**Required work**
Reproduce the lines of the material exactly, excluding every image.

------------------------------------

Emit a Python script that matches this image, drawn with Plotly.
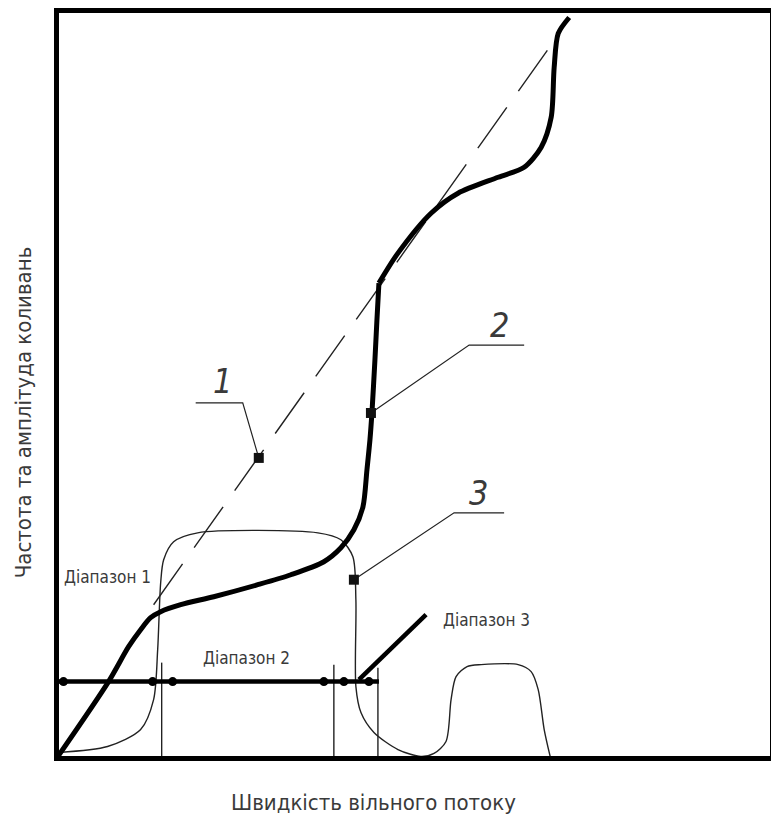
import plotly.graph_objects as go

# ---- data (normalised units: speed 0..100, frequency/amplitude 0..100) ----
# Curve 2 (thick): lower branch up to the kink
curve2_low_x = [0, 7.30, 10.11, 11.80, 13.20, 14.61, 17.42, 22.05, 28.23, 32.87, 37.50, 39.89,
                41.71, 42.98, 43.54, 43.96, 44.24, 44.66, 44.94, 45.22]
curve2_low_y = [0, 10.27, 14.93, 17.2, 18.8, 19.6, 20.53, 21.6, 23.2, 24.53, 26.27, 28.13,
                30.53, 33.6, 38.53, 42.53, 46.13, 53.2, 58.53, 63.47]
# Curve 2 (thick): upper branch from the kink
curve2_up_x = [45.22, 47.89, 52.53, 56.32, 61.94, 65.59, 67.98, 69.38, 69.80, 70.37, 71.91]
curve2_up_y = [63.47, 67.47, 72.8, 75.47, 77.6, 78.93, 81.6, 85.6, 92.27, 96.8, 98.93]
# Curve 1 (dashed straight line)
curve1_x = [13.62, 70.22]
curve1_y = [20.53, 96.4]
# Curve 3 (thin, amplitude distribution)
curve3_x = [0.2, 7.16, 11.80, 13.62, 14.19, 14.61, 15.03, 16.43, 19.80, 36.66, 39.89, 41.57,
            41.99, 41.99, 42.70, 44.52, 47.89, 51.12, 52.95, 54.63, 55.34, 56.04, 57.58,
            59.55, 64.75, 66.57, 67.56, 68.40, 69.24]
curve3_y = [0.8, 1.6, 3.87, 7.87, 14.53, 23.47, 26.53, 28.93, 30.13, 30.13, 29.2, 26.93,
            21.2, 9.6, 6.13, 3.47, 1.2, 0.27, 0.67, 2.27, 7.87, 10.93, 12.27,
            12.53, 12.53, 11.6, 9.2, 3.87, 0.27]
# Range bar and its dimension marks
range_bar_x = [0, 45.22]
range_bar_y = [10.27, 10.27]
range_marks_x = [0.98, 13.48, 16.29, 37.50, 40.31, 43.82]
# Extension (boundary) lines
bound_x = [14.75, 38.90, 45.08]
bound_top = [12.8, 12.53, 12.13]
# Leader of "Діапазон 3"
leader3_x = [42.42, 51.83]
leader3_y = [10.53, 19.2]
# Callouts 1, 2, 3: marker point, elbow, shelf end, label position
callout_names = ["1", "2", "3"]
callout_pt_x = [28.37, 44.10, 41.71]
callout_pt_y = [40.13, 46.13, 23.87]
callout_elb_x = [26.12, 57.87, 55.76]
callout_elb_y = [47.47, 55.2, 32.8]
callout_end_x = [19.52, 65.59, 62.78]
callout_lab_x = [23.31, 62.08, 59.13]
callout_lab_y = [50.4, 57.87, 35.47]
# Range labels
range_labels = ["Діапазон 1", "Діапазон 2", "Діапазон 3"]
range_lab_x = [7.16, 26.69, 53.93]
range_lab_y = [24.27, 13.47, 18.53]
range_lab_anchor = ["center", "center", "left"]

x_title = "Швидкість вільного потоку"
y_title = "Частота та амплітуда коливань"

FONT = "Liberation Sans Narrow, DejaVu Sans Condensed, sans-serif"
TXT = "#3a3a3a"

fig = go.Figure()

# thin curve 3
fig.add_trace(go.Scatter(x=curve3_x, y=curve3_y, mode="lines",
                         line=dict(color="#222", width=1.4, shape="spline", smoothing=0.8)))
# boundary lines
for bx, bt in zip(bound_x, bound_top):
    fig.add_trace(go.Scatter(x=[bx, bx], y=[0, bt], mode="lines",
                             line=dict(color="#222", width=1.4)))
# dashed line 1
fig.add_trace(go.Scatter(x=curve1_x, y=curve1_y, mode="lines",
                         line=dict(color="#222", width=1.4, dash="50px,20px")))
# thick curve 2
fig.add_trace(go.Scatter(x=curve2_low_x, y=curve2_low_y, mode="lines",
                         line=dict(color="black", width=5, shape="spline", smoothing=0.8)))
fig.add_trace(go.Scatter(x=curve2_up_x, y=curve2_up_y, mode="lines",
                         line=dict(color="black", width=5, shape="spline", smoothing=0.8)))
# range bar
fig.add_trace(go.Scatter(x=range_bar_x, y=range_bar_y, mode="lines",
                         line=dict(color="black", width=4.5)))
fig.add_trace(go.Scatter(x=range_marks_x, y=[range_bar_y[0]] * len(range_marks_x), mode="markers",
                         marker=dict(color="black", size=9, symbol="circle")))
# leader for range 3
fig.add_trace(go.Scatter(x=leader3_x, y=leader3_y, mode="lines",
                         line=dict(color="black", width=4.5)))
# callouts
for i in range(3):
    fig.add_trace(go.Scatter(x=[callout_pt_x[i], callout_elb_x[i], callout_end_x[i]],
                             y=[callout_pt_y[i], callout_elb_y[i], callout_elb_y[i]],
                             mode="lines", line=dict(color="#222", width=1.2)))
    fig.add_trace(go.Scatter(x=[callout_pt_x[i]], y=[callout_pt_y[i]], mode="markers",
                             marker=dict(color="#111", size=10, symbol="square")))
    fig.add_annotation(x=callout_lab_x[i], y=callout_lab_y[i], text=callout_names[i],
                       showarrow=False, xanchor="center", yanchor="middle",
                       font=dict(family=FONT, size=34, color=TXT, style="italic"))

for t, lx, ly, anc in zip(range_labels, range_lab_x, range_lab_y, range_lab_anchor):
    fig.add_annotation(x=lx, y=ly, text=t, showarrow=False, xanchor=anc, yanchor="middle",
                       font=dict(family=FONT, size=17, color=TXT))

# axis titles as annotations (paper coordinates relative to plot area)
fig.add_annotation(xref="paper", yref="paper", x=0.4424, y=-0.062, text=x_title, showarrow=False,
                   xanchor="center", yanchor="middle",
                   font=dict(family=FONT, size=22, color=TXT))
fig.add_annotation(xref="paper", yref="paper", x=-0.0506, y=0.4627, text=y_title, showarrow=False,
                   xanchor="center", yanchor="middle", textangle=-90,
                   font=dict(family=FONT, size=22, color=TXT))

axis_common = dict(showgrid=False, zeroline=False, showticklabels=False, ticks="",
                   showline=True, mirror=True, linewidth=5, linecolor="black")
fig.update_xaxes(range=[0.351, 100.07], **axis_common)
fig.update_yaxes(range=[0.333, 99.53], **axis_common)
fig.update_layout(width=771, height=820, showlegend=False,
                  margin=dict(l=58.5, r=0.5, t=12.5, b=63.5, autoexpand=False),
                  plot_bgcolor="white", paper_bgcolor="white")

fig.write_html("out.html", config={"displayModeBar": False},
               post_script="document.body.style.margin='0';document.body.style.overflow='hidden';")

------------------------------------

**Written solution**
Emit a Python script that matches this image, drawn with Plotly.
import plotly.graph_objects as go

# ---- data (normalised units: speed 0..100, frequency/amplitude 0..100) ----
# Curve 2 (thick): lower branch up to the kink
curve2_low_x = [0, 7.30, 10.11, 11.80, 13.20, 14.61, 17.42, 22.05, 28.23, 32.87, 37.50, 39.89,
                41.71, 42.98, 43.54, 43.96, 44.24, 44.66, 44.94, 45.22]
curve2_low_y = [0, 10.27, 14.93, 17.2, 18.8, 19.6, 20.53, 21.6, 23.2, 24.53, 26.27, 28.13,
                30.53, 33.6, 38.53, 42.53, 46.13, 53.2, 58.53, 63.47]
# Curve 2 (thick): upper branch from the kink
curve2_up_x = [45.22, 47.89, 52.53, 56.32, 61.94, 65.59, 67.98, 69.38, 69.80, 70.37, 71.91]
curve2_up_y = [63.47, 67.47, 72.8, 75.47, 77.6, 78.93, 81.6, 85.6, 92.27, 96.8, 98.93]
# Curve 1 (dashed straight line)
curve1_x = [13.62, 70.22]
curve1_y = [20.53, 96.4]
# Curve 3 (thin, amplitude distribution)
curve3_x = [0.2, 7.16, 11.80, 13.62, 14.19, 14.61, 15.03, 16.43, 19.80, 36.66, 39.89, 41.57,
            41.99, 41.99, 42.70, 44.52, 47.89, 51.12, 52.95, 54.63, 55.34, 56.04, 57.58,
            59.55, 64.75, 66.57, 67.56, 68.40, 69.24]
curve3_y = [0.8, 1.6, 3.87, 7.87, 14.53, 23.47, 26.53, 28.93, 30.13, 30.13, 29.2, 26.93,
            21.2, 9.6, 6.13, 3.47, 1.2, 0.27, 0.67, 2.27, 7.87, 10.93, 12.27,
            12.53, 12.53, 11.6, 9.2, 3.87, 0.27]
# Range bar and its dimension marks
range_bar_x = [0, 45.22]
range_bar_y = [10.27, 10.27]
range_marks_x = [0.98, 13.48, 16.29, 37.50, 40.31, 43.82]
# Extension (boundary) lines
bound_x = [14.75, 38.90, 45.08]
bound_top = [12.8, 12.53, 12.13]
# Leader of "Діапазон 3"
leader3_x = [42.42, 51.83]
leader3_y = [10.53, 19.2]
# Callouts 1, 2, 3: marker point, elbow, shelf end, label position
callout_names = ["1", "2", "3"]
callout_pt_x = [28.37, 44.10, 41.71]
callout_pt_y = [40.13, 46.13, 23.87]
callout_elb_x = [26.12, 57.87, 55.76]
callout_elb_y = [47.47, 55.2, 32.8]
callout_end_x = [19.52, 65.59, 62.78]
callout_lab_x = [23.31, 62.08, 59.13]
callout_lab_y = [50.4, 57.87, 35.47]
# Range labels
range_labels = ["Діапазон 1", "Діапазон 2", "Діапазон 3"]
range_lab_x = [7.16, 26.69, 53.93]
range_lab_y = [24.27, 13.47, 18.53]
range_lab_anchor = ["center", "center", "left"]

x_title = "Швидкість вільного потоку"
y_title = "Частота та амплітуда коливань"

FONT = "Liberation Sans Narrow, DejaVu Sans Condensed, sans-serif"
TXT = "#3a3a3a"

fig = go.Figure()

# thin curve 3
fig.add_trace(go.Scatter(x=curve3_x, y=curve3_y, mode="lines",
                         line=dict(color="#222", width=1.4, shape="spline", smoothing=0.8)))
# boundary lines
for bx, bt in zip(bound_x, bound_top):
    fig.add_trace(go.Scatter(x=[bx, bx], y=[0, bt], mode="lines",
                             line=dict(color="#222", width=1.4)))
# dashed line 1
fig.add_trace(go.Scatter(x=curve1_x, y=curve1_y, mode="lines",
                         line=dict(color="#222", width=1.4, dash="50px,20px")))
# thick curve 2
fig.add_trace(go.Scatter(x=curve2_low_x, y=curve2_low_y, mode="lines",
                         line=dict(color="black", width=5, shape="spline", smoothing=0.8)))
fig.add_trace(go.Scatter(x=curve2_up_x, y=curve2_up_y, mode="lines",
                         line=dict(color="black", width=5, shape="spline", smoothing=0.8)))
# range bar
fig.add_trace(go.Scatter(x=range_bar_x, y=range_bar_y, mode="lines",
                         line=dict(color="black", width=4.5)))
fig.add_trace(go.Scatter(x=range_marks_x, y=[range_bar_y[0]] * len(range_marks_x), mode="markers",
                         marker=dict(color="black", size=9, symbol="circle")))
# leader for range 3
fig.add_trace(go.Scatter(x=leader3_x, y=leader3_y, mode="lines",
                         line=dict(color="black", width=4.5)))
# callouts
for i in range(3):
    fig.add_trace(go.Scatter(x=[callout_pt_x[i], callout_elb_x[i], callout_end_x[i]],
                             y=[callout_pt_y[i], callout_elb_y[i], callout_elb_y[i]],
                             mode="lines", line=dict(color="#222", width=1.2)))
    fig.add_trace(go.Scatter(x=[callout_pt_x[i]], y=[callout_pt_y[i]], mode="markers",
                             marker=dict(color="#111", size=10, symbol="square")))
    fig.add_annotation(x=callout_lab_x[i], y=callout_lab_y[i], text=callout_names[i],
                       showarrow=False, xanchor="center", yanchor="middle",
                       font=dict(family=FONT, size=34, color=TXT, style="italic"))

for t, lx, ly, anc in zip(range_labels, range_lab_x, range_lab_y, range_lab_anchor):
    fig.add_annotation(x=lx, y=ly, text=t, showarrow=False, xanchor=anc, yanchor="middle",
                       font=dict(family=FONT, size=17, color=TXT))

# axis titles as annotations (paper coordinates relative to plot area)
fig.add_annotation(xref="paper", yref="paper", x=0.4424, y=-0.062, text=x_title, showarrow=False,
                   xanchor="center", yanchor="middle",
                   font=dict(family=FONT, size=22, color=TXT))
fig.add_annotation(xref="paper", yref="paper", x=-0.0506, y=0.4627, text=y_title, showarrow=False,
                   xanchor="center", yanchor="middle", textangle=-90,
                   font=dict(family=FONT, size=22, color=TXT))

axis_common = dict(showgrid=False, zeroline=False, showticklabels=False, ticks="",
                   showline=True, mirror=True, linewidth=5, linecolor="black")
fig.update_xaxes(range=[0.351, 100.07], **axis_common)
fig.update_yaxes(range=[0.333, 99.53], **axis_common)
fig.update_layout(width=771, height=820, showlegend=False,
                  margin=dict(l=58.5, r=0.5, t=12.5, b=63.5, autoexpand=False),
                  plot_bgcolor="white", paper_bgcolor="white")

fig.write_html("out.html", config={"displayModeBar": False},
               post_script="document.body.style.margin='0';document.body.style.overflow='hidden';")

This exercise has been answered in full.